_Dataset content_
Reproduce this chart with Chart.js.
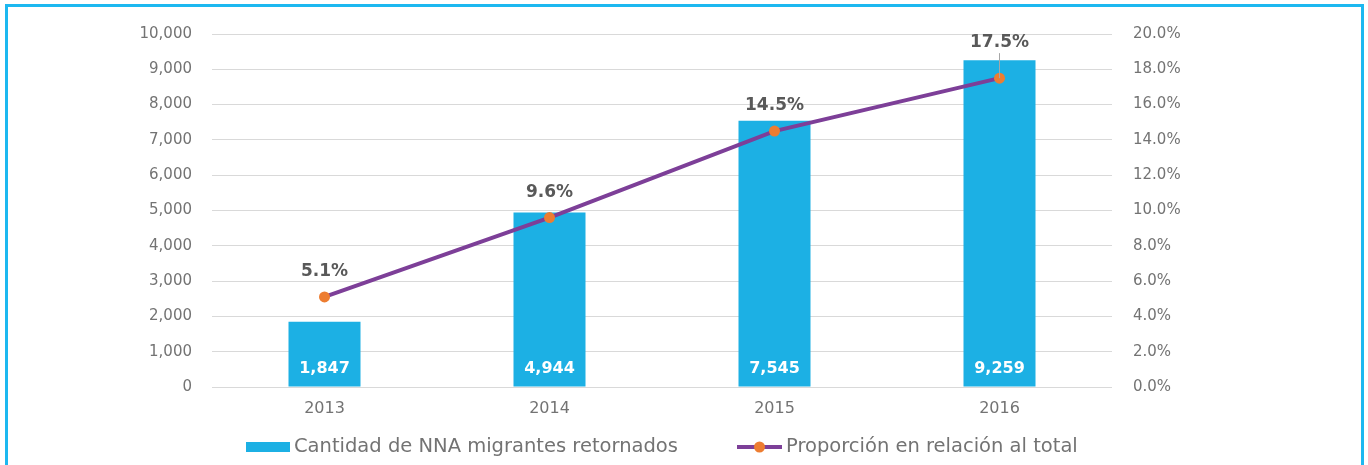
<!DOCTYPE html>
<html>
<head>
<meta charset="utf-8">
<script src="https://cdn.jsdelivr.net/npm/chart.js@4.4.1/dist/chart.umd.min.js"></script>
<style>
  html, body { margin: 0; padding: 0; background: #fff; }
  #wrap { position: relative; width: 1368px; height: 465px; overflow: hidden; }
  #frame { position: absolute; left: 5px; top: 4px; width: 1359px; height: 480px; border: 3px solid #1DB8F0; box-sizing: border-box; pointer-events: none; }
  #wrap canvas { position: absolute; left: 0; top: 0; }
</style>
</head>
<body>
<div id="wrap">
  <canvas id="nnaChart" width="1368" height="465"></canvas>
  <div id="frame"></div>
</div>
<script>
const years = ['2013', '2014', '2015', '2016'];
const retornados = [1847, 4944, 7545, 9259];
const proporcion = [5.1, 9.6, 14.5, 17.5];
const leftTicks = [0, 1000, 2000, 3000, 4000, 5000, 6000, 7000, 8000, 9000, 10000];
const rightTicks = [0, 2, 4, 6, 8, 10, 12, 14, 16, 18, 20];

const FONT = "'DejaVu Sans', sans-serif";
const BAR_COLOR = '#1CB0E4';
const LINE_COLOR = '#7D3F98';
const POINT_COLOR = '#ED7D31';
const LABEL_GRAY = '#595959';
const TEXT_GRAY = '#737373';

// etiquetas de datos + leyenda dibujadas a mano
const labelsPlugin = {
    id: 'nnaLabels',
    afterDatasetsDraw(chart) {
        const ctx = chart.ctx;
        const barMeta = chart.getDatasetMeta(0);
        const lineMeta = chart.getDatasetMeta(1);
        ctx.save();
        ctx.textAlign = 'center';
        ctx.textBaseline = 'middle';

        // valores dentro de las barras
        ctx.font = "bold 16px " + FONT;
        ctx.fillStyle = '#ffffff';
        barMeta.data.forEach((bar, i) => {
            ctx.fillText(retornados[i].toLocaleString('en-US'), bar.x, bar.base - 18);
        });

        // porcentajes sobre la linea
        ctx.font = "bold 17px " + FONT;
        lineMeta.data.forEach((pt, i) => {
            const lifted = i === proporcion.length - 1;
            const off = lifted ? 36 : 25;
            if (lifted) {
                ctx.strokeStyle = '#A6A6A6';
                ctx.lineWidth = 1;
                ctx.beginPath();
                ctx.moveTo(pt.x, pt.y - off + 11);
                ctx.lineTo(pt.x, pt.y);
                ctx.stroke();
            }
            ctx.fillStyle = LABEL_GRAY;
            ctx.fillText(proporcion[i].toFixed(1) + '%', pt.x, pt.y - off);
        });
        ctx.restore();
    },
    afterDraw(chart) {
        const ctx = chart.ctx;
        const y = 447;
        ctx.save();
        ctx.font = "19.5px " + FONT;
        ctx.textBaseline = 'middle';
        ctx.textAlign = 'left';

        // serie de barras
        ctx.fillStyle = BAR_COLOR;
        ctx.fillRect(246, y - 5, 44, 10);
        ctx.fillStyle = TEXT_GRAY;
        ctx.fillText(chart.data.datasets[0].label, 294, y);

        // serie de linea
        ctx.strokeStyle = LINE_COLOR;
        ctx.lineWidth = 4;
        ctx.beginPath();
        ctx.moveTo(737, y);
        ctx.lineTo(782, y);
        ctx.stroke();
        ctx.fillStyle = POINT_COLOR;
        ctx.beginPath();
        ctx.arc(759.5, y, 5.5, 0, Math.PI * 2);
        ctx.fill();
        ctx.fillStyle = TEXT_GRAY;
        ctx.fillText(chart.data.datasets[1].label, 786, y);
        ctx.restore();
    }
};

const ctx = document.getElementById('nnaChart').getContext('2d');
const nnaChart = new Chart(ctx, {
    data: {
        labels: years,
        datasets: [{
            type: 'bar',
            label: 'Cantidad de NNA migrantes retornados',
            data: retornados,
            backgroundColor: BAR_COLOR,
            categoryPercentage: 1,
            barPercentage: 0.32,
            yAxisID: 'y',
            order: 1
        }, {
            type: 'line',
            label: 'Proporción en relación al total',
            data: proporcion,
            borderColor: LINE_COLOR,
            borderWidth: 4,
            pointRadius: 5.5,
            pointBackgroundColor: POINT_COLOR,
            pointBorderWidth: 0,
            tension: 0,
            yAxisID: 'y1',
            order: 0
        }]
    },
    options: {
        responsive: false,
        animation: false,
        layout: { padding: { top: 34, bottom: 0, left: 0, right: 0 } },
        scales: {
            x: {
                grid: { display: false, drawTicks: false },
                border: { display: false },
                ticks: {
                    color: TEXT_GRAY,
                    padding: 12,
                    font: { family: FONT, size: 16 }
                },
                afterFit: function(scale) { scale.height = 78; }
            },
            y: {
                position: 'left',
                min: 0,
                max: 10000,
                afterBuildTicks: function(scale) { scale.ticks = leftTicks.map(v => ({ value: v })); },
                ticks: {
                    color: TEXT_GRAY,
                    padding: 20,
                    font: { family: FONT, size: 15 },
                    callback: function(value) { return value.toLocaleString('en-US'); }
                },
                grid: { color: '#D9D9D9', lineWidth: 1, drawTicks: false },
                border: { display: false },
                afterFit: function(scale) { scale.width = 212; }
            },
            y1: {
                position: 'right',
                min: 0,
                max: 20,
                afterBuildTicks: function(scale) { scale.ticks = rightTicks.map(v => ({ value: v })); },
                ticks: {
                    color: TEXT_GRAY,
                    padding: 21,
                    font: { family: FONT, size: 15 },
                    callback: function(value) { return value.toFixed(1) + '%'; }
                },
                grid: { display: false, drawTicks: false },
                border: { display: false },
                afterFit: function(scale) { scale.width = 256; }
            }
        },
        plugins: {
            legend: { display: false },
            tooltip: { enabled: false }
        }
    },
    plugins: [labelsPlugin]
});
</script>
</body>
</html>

_Problem requirements_
Skip every picture and return the lines above from the top through the one that contains "16, 18, 20];".

_Output_
Reproduce this chart with Chart.js.
<!DOCTYPE html>
<html>
<head>
<meta charset="utf-8">
<script src="https://cdn.jsdelivr.net/npm/chart.js@4.4.1/dist/chart.umd.min.js"></script>
<style>
  html, body { margin: 0; padding: 0; background: #fff; }
  #wrap { position: relative; width: 1368px; height: 465px; overflow: hidden; }
  #frame { position: absolute; left: 5px; top: 4px; width: 1359px; height: 480px; border: 3px solid #1DB8F0; box-sizing: border-box; pointer-events: none; }
  #wrap canvas { position: absolute; left: 0; top: 0; }
</style>
</head>
<body>
<div id="wrap">
  <canvas id="nnaChart" width="1368" height="465"></canvas>
  <div id="frame"></div>
</div>
<script>
const years = ['2013', '2014', '2015', '2016'];
const retornados = [1847, 4944, 7545, 9259];
const proporcion = [5.1, 9.6, 14.5, 17.5];
const leftTicks = [0, 1000, 2000, 3000, 4000, 5000, 6000, 7000, 8000, 9000, 10000];
const rightTicks = [0, 2, 4, 6, 8, 10, 12, 14, 16, 18, 20];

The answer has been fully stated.